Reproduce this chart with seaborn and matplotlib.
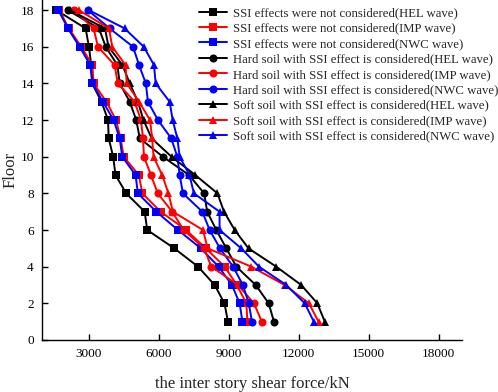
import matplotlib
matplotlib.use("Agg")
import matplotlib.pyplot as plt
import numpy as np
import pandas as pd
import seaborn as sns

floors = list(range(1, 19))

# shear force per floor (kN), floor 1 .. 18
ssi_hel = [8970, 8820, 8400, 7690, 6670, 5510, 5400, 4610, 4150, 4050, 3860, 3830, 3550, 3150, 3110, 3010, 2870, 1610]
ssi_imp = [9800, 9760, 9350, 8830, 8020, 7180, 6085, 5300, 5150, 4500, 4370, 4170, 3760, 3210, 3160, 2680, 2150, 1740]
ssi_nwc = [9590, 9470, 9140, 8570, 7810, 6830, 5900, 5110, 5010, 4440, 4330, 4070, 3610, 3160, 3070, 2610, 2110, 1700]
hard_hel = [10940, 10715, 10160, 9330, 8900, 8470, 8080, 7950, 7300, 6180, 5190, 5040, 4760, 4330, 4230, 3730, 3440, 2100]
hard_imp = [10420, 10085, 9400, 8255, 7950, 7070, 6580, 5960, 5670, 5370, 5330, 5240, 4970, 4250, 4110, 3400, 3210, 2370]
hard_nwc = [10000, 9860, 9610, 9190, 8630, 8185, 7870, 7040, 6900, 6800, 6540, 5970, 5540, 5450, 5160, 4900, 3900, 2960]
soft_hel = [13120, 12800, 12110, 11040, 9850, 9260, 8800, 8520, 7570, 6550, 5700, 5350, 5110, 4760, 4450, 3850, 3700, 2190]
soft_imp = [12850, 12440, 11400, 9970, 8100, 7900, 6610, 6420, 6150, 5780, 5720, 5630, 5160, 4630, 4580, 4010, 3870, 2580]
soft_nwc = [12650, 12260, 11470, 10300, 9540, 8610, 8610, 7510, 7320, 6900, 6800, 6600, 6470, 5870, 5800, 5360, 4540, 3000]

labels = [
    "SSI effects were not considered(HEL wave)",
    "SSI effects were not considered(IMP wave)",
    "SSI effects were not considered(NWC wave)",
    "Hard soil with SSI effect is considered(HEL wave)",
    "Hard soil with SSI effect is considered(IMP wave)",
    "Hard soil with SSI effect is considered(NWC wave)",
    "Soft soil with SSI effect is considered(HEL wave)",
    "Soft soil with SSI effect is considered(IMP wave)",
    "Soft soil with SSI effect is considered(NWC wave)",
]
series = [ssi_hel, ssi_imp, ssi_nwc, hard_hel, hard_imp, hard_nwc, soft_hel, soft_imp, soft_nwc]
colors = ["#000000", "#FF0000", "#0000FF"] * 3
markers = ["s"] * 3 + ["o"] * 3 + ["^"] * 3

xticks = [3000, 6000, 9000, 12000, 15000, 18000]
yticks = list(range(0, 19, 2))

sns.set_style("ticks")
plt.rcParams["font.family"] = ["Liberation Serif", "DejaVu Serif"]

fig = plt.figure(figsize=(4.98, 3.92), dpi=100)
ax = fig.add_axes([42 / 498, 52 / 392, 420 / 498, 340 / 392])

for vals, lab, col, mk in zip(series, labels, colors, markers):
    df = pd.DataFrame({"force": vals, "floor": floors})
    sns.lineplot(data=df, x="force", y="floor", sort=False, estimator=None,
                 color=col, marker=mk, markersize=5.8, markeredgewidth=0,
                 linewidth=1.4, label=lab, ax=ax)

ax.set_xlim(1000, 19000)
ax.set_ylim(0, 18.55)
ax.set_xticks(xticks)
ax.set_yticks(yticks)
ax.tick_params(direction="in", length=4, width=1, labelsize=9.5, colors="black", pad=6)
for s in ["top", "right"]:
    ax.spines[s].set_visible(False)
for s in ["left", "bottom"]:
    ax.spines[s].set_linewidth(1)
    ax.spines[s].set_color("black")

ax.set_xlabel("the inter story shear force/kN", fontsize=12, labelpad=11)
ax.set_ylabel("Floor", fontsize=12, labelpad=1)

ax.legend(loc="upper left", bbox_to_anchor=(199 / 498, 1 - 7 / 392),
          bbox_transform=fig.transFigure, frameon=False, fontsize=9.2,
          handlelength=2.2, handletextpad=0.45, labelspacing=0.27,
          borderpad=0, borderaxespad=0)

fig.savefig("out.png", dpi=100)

Objective: All the lines above are to be reproduced exactly, except the pictures.

Result:
Reproduce this chart with seaborn and matplotlib.
import matplotlib
matplotlib.use("Agg")
import matplotlib.pyplot as plt
import numpy as np
import pandas as pd
import seaborn as sns

floors = list(range(1, 19))

# shear force per floor (kN), floor 1 .. 18
ssi_hel = [8970, 8820, 8400, 7690, 6670, 5510, 5400, 4610, 4150, 4050, 3860, 3830, 3550, 3150, 3110, 3010, 2870, 1610]
ssi_imp = [9800, 9760, 9350, 8830, 8020, 7180, 6085, 5300, 5150, 4500, 4370, 4170, 3760, 3210, 3160, 2680, 2150, 1740]
ssi_nwc = [9590, 9470, 9140, 8570, 7810, 6830, 5900, 5110, 5010, 4440, 4330, 4070, 3610, 3160, 3070, 2610, 2110, 1700]
hard_hel = [10940, 10715, 10160, 9330, 8900, 8470, 8080, 7950, 7300, 6180, 5190, 5040, 4760, 4330, 4230, 3730, 3440, 2100]
hard_imp = [10420, 10085, 9400, 8255, 7950, 7070, 6580, 5960, 5670, 5370, 5330, 5240, 4970, 4250, 4110, 3400, 3210, 2370]
hard_nwc = [10000, 9860, 9610, 9190, 8630, 8185, 7870, 7040, 6900, 6800, 6540, 5970, 5540, 5450, 5160, 4900, 3900, 2960]
soft_hel = [13120, 12800, 12110, 11040, 9850, 9260, 8800, 8520, 7570, 6550, 5700, 5350, 5110, 4760, 4450, 3850, 3700, 2190]
soft_imp = [12850, 12440, 11400, 9970, 8100, 7900, 6610, 6420, 6150, 5780, 5720, 5630, 5160, 4630, 4580, 4010, 3870, 2580]
soft_nwc = [12650, 12260, 11470, 10300, 9540, 8610, 8610, 7510, 7320, 6900, 6800, 6600, 6470, 5870, 5800, 5360, 4540, 3000]

labels = [
    "SSI effects were not considered(HEL wave)",
    "SSI effects were not considered(IMP wave)",
    "SSI effects were not considered(NWC wave)",
    "Hard soil with SSI effect is considered(HEL wave)",
    "Hard soil with SSI effect is considered(IMP wave)",
    "Hard soil with SSI effect is considered(NWC wave)",
    "Soft soil with SSI effect is considered(HEL wave)",
    "Soft soil with SSI effect is considered(IMP wave)",
    "Soft soil with SSI effect is considered(NWC wave)",
]
series = [ssi_hel, ssi_imp, ssi_nwc, hard_hel, hard_imp, hard_nwc, soft_hel, soft_imp, soft_nwc]
colors = ["#000000", "#FF0000", "#0000FF"] * 3
markers = ["s"] * 3 + ["o"] * 3 + ["^"] * 3

xticks = [3000, 6000, 9000, 12000, 15000, 18000]
yticks = list(range(0, 19, 2))

sns.set_style("ticks")
plt.rcParams["font.family"] = ["Liberation Serif", "DejaVu Serif"]

fig = plt.figure(figsize=(4.98, 3.92), dpi=100)
ax = fig.add_axes([42 / 498, 52 / 392, 420 / 498, 340 / 392])

for vals, lab, col, mk in zip(series, labels, colors, markers):
    df = pd.DataFrame({"force": vals, "floor": floors})
    sns.lineplot(data=df, x="force", y="floor", sort=False, estimator=None,
                 color=col, marker=mk, markersize=5.8, markeredgewidth=0,
                 linewidth=1.4, label=lab, ax=ax)

ax.set_xlim(1000, 19000)
ax.set_ylim(0, 18.55)
ax.set_xticks(xticks)
ax.set_yticks(yticks)
ax.tick_params(direction="in", length=4, width=1, labelsize=9.5, colors="black", pad=6)
for s in ["top", "right"]:
    ax.spines[s].set_visible(False)
for s in ["left", "bottom"]:
    ax.spines[s].set_linewidth(1)
    ax.spines[s].set_color("black")

ax.set_xlabel("the inter story shear force/kN", fontsize=12, labelpad=11)
ax.set_ylabel("Floor", fontsize=12, labelpad=1)

ax.legend(loc="upper left", bbox_to_anchor=(199 / 498, 1 - 7 / 392),
          bbox_transform=fig.transFigure, frameon=False, fontsize=9.2,
          handlelength=2.2, handletextpad=0.45, labelspacing=0.27,
          borderpad=0, borderaxespad=0)

fig.savefig("out.png", dpi=100)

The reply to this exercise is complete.